start SUPPLIED DATA

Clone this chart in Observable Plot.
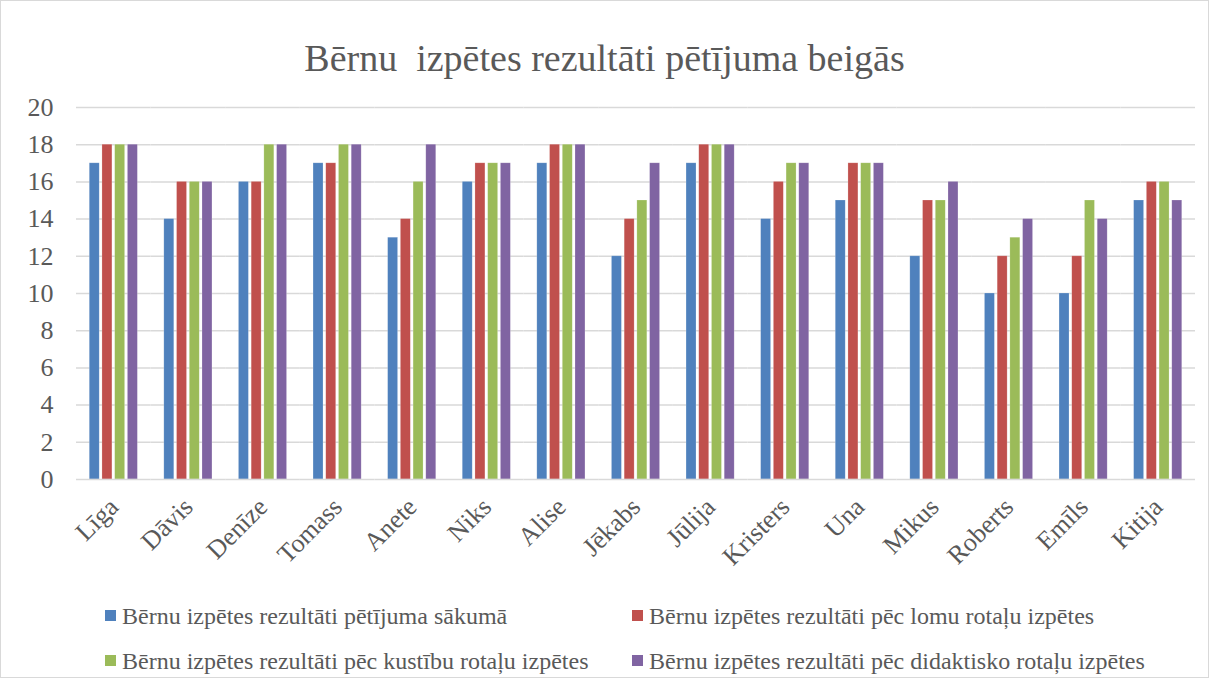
<!DOCTYPE html>
<html>
<head>
<meta charset="utf-8">
<script src="https://cdn.jsdelivr.net/npm/d3@7"></script>
<script src="https://cdn.jsdelivr.net/npm/@observablehq/plot@0.6"></script>
</head>
<body style="margin:0;padding:0;background:#fff">
<div id="wrap" style="position:relative;width:1207px;height:676px;border:1px solid #d9d9d9;font-family:'Liberation Serif';color:#595959;overflow:hidden">
  <div id="title" style="position:absolute;left:0;width:1207px;top:35px;text-align:center;font-size:38px;line-height:44px;white-space:pre;font-family:'Liberation Serif'">Bērnu  izpētes rezultāti pētījuma beigās</div>
  <div id="chart" style="position:absolute;left:0;top:79px"></div>
  <div id="legend" style="position:absolute;top:0;left:0;width:1207px;font-size:24px;font-family:'Liberation Serif'"></div>
</div>
<script>
const names = ["Līga","Dāvis","Denīze","Tomass","Anete","Niks","Alise","Jēkabs","Jūlija","Kristers","Una","Mikus","Roberts","Emīls","Kitija"];
const seriesNames = [
  "Bērnu izpētes rezultāti pētījuma sākumā",
  "Bērnu izpētes rezultāti pēc lomu rotaļu izpētes",
  "Bērnu izpētes rezultāti pēc kustību rotaļu izpētes",
  "Bērnu izpētes rezultāti pēc didaktisko rotaļu izpētes"
];
const atStart   = [17,14,16,17,13,16,17,12,17,14,15,12,10,10,15];
const afterRole = [18,16,16,17,14,17,18,14,18,16,17,15,12,12,16];
const afterMove = [18,16,18,18,16,17,18,15,18,17,17,15,13,15,16];
const afterDid  = [18,16,18,18,18,17,18,17,18,17,17,16,14,14,15];
const colors = ["#4F81BD","#C0504D","#9BBB59","#8064A2"];
const yTicks = [0,2,4,6,8,10,12,14,16,18,20];

const seriesValues = [atStart, afterRole, afterMove, afterDid];
const data = names.flatMap((n, i) => seriesValues.map((arr, j) => ({name: n, series: seriesNames[j], value: arr[i]})));

const chart = Plot.plot({
  width: 1207,
  height: 499,
  marginTop: 27,
  marginLeft: 75,
  marginRight: 13,
  marginBottom: 100,
  style: {fontFamily: "Liberation Serif", fontSize: "26px", color: "#595959", background: "transparent", overflow: "visible"},
  fx: {domain: names, padding: 0, round: false, label: null, axis: null},
  x: {domain: seriesNames, paddingInner: 0.216, paddingOuter: 1.04, round: false, axis: null},
  y: {domain: [0, 20], label: null, ticks: yTicks, tickSize: 0, tickPadding: 23},
  color: {domain: seriesNames, range: colors},
  marks: [
    Plot.gridY(yTicks.filter(d => d > 0), {stroke: "#d9d9d9", strokeOpacity: 1, strokeWidth: 1.5}),
    Plot.barY(data, {fx: "name", x: "series", y: "value", fill: "series", stroke: "#ffffff", strokeOpacity: 0.35, strokeWidth: 0.6}),
    Plot.ruleY([0], {stroke: "#d9d9d9", strokeWidth: 1.5}),
    Plot.text(names, {fx: d => d, text: d => d, frameAnchor: "bottom", lineAnchor: "bottom", textAnchor: "end", rotate: -45, dx: 6, dy: 29, fontSize: 26, fill: "#595959"})
  ]
});
document.getElementById("chart").appendChild(chart);

const legend = document.getElementById("legend");
const pos = [[104, 601], [631, 601], [104, 646], [631, 646]];
seriesNames.forEach((s, i) => {
  const d = document.createElement("div");
  d.style.cssText = `position:absolute;white-space:nowrap;line-height:28px;left:${pos[i][0]}px;top:${pos[i][1]}px;font-family:'Liberation Serif'`;
  d.innerHTML = `<span style="display:inline-block;width:11px;height:11px;margin-right:6px;vertical-align:3px;background:${colors[i]}"></span>${s}`;
  legend.appendChild(d);
});
</script>
</body>
</html>
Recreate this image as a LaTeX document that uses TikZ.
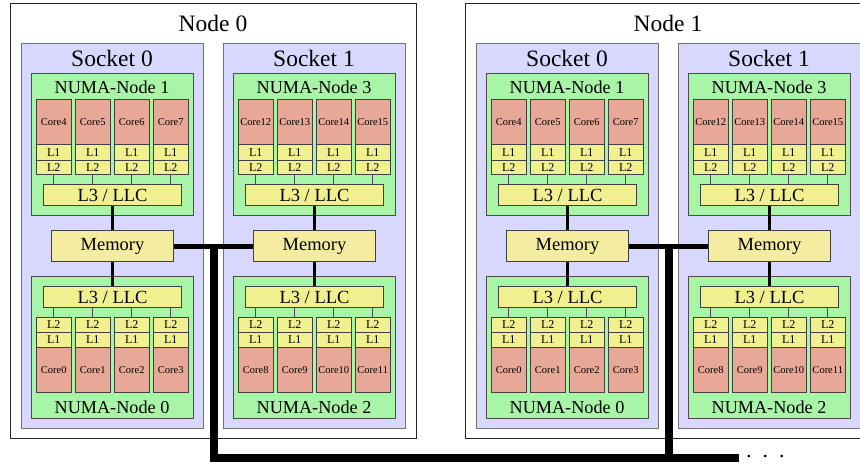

end SUPPLIED DATA

WHAT TO DO: Leave out the pictures and restate, word for word, the lines from the top of the data through the line containing "const data = names.flatMap((n, i)", both included.

ANSWER IN FULL:
Clone this chart in Observable Plot.
<!DOCTYPE html>
<html>
<head>
<meta charset="utf-8">
<script src="https://cdn.jsdelivr.net/npm/d3@7"></script>
<script src="https://cdn.jsdelivr.net/npm/@observablehq/plot@0.6"></script>
</head>
<body style="margin:0;padding:0;background:#fff">
<div id="wrap" style="position:relative;width:1207px;height:676px;border:1px solid #d9d9d9;font-family:'Liberation Serif';color:#595959;overflow:hidden">
  <div id="title" style="position:absolute;left:0;width:1207px;top:35px;text-align:center;font-size:38px;line-height:44px;white-space:pre;font-family:'Liberation Serif'">Bērnu  izpētes rezultāti pētījuma beigās</div>
  <div id="chart" style="position:absolute;left:0;top:79px"></div>
  <div id="legend" style="position:absolute;top:0;left:0;width:1207px;font-size:24px;font-family:'Liberation Serif'"></div>
</div>
<script>
const names = ["Līga","Dāvis","Denīze","Tomass","Anete","Niks","Alise","Jēkabs","Jūlija","Kristers","Una","Mikus","Roberts","Emīls","Kitija"];
const seriesNames = [
  "Bērnu izpētes rezultāti pētījuma sākumā",
  "Bērnu izpētes rezultāti pēc lomu rotaļu izpētes",
  "Bērnu izpētes rezultāti pēc kustību rotaļu izpētes",
  "Bērnu izpētes rezultāti pēc didaktisko rotaļu izpētes"
];
const atStart   = [17,14,16,17,13,16,17,12,17,14,15,12,10,10,15];
const afterRole = [18,16,16,17,14,17,18,14,18,16,17,15,12,12,16];
const afterMove = [18,16,18,18,16,17,18,15,18,17,17,15,13,15,16];
const afterDid  = [18,16,18,18,18,17,18,17,18,17,17,16,14,14,15];
const colors = ["#4F81BD","#C0504D","#9BBB59","#8064A2"];
const yTicks = [0,2,4,6,8,10,12,14,16,18,20];

const seriesValues = [atStart, afterRole, afterMove, afterDid];
const data = names.flatMap((n, i) => seriesValues.map((arr, j) => ({name: n, series: seriesNames[j], value: arr[i]})));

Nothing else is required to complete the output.